___ SUPPLIED MATERIAL ___
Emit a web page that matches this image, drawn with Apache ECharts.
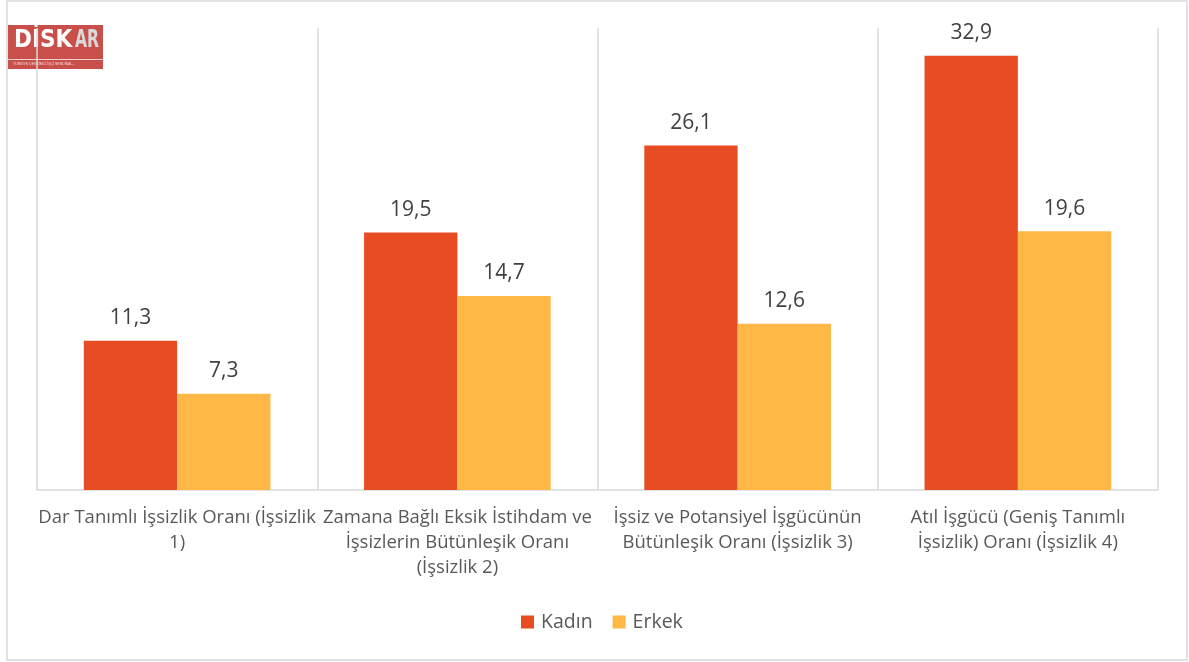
<!DOCTYPE html>
<html><head><meta charset="utf-8">
<script src="https://cdn.jsdelivr.net/npm/echarts@6/dist/echarts.min.js"></script>
<style>html,body{margin:0;padding:0;background:#fff}#c{width:1189px;height:662px}</style>
</head><body><div id="c"></div>
<script>
const categories = [
  "Dar Tanımlı İşsizlik Oranı (İşsizlik\n1)",
  "Zamana Bağlı Eksik İstihdam ve\nİşsizlerin Bütünleşik Oranı\n(İşsizlik 2)",
  "İşsiz ve Potansiyel İşgücünün\nBütünleşik Oranı (İşsizlik 3)",
  "Atıl İşgücü (Geniş Tanımlı\nİşsizlik) Oranı (İşsizlik 4)"
];
const seriesNames = ["Kadın", "Erkek"];
const kadin = [11.3, 19.5, 26.1, 32.9];
const erkek = [7.3, 14.7, 12.6, 19.6];

const FONT = "Open Sans";
const chart = echarts.init(document.getElementById('c'), null, {renderer: 'canvas'});
const labelCfg = {
  show: true, position: 'top', distance: 12,
  color: '#404040', fontSize: 21, fontFamily: FONT,
  formatter: p => String(p.value).replace('.', ',')
};
chart.setOption({
  animation: false,
  textStyle: {fontFamily: FONT},
  grid: {left: 37, right: 31, top: 28, bottom: 172},
  legend: {
    data: seriesNames, top: 607, left: 516,
    itemWidth: 13, itemHeight: 13, itemGap: 20, icon: 'rect',
    textStyle: {color: '#595959', fontSize: 19.5, fontFamily: FONT, padding: [0, 0, 0, 2]}
  },
  xAxis: {
    type: 'category', data: categories,
    axisLine: {lineStyle: {color: '#d9d9d9', width: 1.5}},
    axisTick: {show: false},
    splitLine: {show: true, lineStyle: {color: '#d9d9d9', width: 1.5}},
    axisLabel: {color: '#595959', fontSize: 18.5, fontFamily: FONT, margin: 15, lineHeight: 25, interval: 0}
  },
  yAxis: {
    type: 'value', min: 0, max: 35, show: false,
    splitLine: {show: false}
  },
  series: [
    {name: seriesNames[0], type: 'bar', data: kadin, barWidth: '33.3%', barGap: '0%',
     itemStyle: {color: '#E84C22'}, label: labelCfg},
    {name: seriesNames[1], type: 'bar', data: erkek, barWidth: '33.3%', barGap: '0%',
     itemStyle: {color: '#FFB845'}, label: labelCfg}
  ],
  graphic: [
    {type: 'rect', shape: {x: 7, y: 1, width: 1180, height: 659},
     style: {fill: 'none', stroke: '#d9d9d9', lineWidth: 1.5}, silent: true},
    {type: 'rect', shape: {x: 8, y: 25, width: 95, height: 44}, style: {fill: '#c9504a'}},
    {type: 'rect', shape: {x: 8, y: 59, width: 95, height: 1}, style: {fill: '#f1cfcc'}},
    {type: 'text', x: 14, y: 29, style: {text: 'DİSK', fill: '#ffffff', font: 'bold 24px "DejaVu Sans Condensed", sans-serif'}},
    {type: 'text', x: 75, y: 29, scaleX: 0.72, style: {text: 'AR', fill: '#d9d9d9', font: 'bold 24px "DejaVu Sans Condensed", sans-serif'}},
    {type: 'text', x: 13, y: 62, style: {text: 'TÜRKİYE DEVRİMCİ İŞÇİ SENDİKALARI ARAŞTIRMA MERKEZİ', fill: '#f6dcda', font: '3.5px sans-serif', width: 86, overflow: 'truncate'}}
  ]
});
</script></body></html>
___
• WHAT TO PRODUCE: Up to and including the line containing "const erkek = [7.3, 14.7, 12.6, 19.6];", repeat every line from the start of the data, but none of the pictures.

• ANSWER:
Emit a web page that matches this image, drawn with Apache ECharts.
<!DOCTYPE html>
<html><head><meta charset="utf-8">
<script src="https://cdn.jsdelivr.net/npm/echarts@6/dist/echarts.min.js"></script>
<style>html,body{margin:0;padding:0;background:#fff}#c{width:1189px;height:662px}</style>
</head><body><div id="c"></div>
<script>
const categories = [
  "Dar Tanımlı İşsizlik Oranı (İşsizlik\n1)",
  "Zamana Bağlı Eksik İstihdam ve\nİşsizlerin Bütünleşik Oranı\n(İşsizlik 2)",
  "İşsiz ve Potansiyel İşgücünün\nBütünleşik Oranı (İşsizlik 3)",
  "Atıl İşgücü (Geniş Tanımlı\nİşsizlik) Oranı (İşsizlik 4)"
];
const seriesNames = ["Kadın", "Erkek"];
const kadin = [11.3, 19.5, 26.1, 32.9];
const erkek = [7.3, 14.7, 12.6, 19.6];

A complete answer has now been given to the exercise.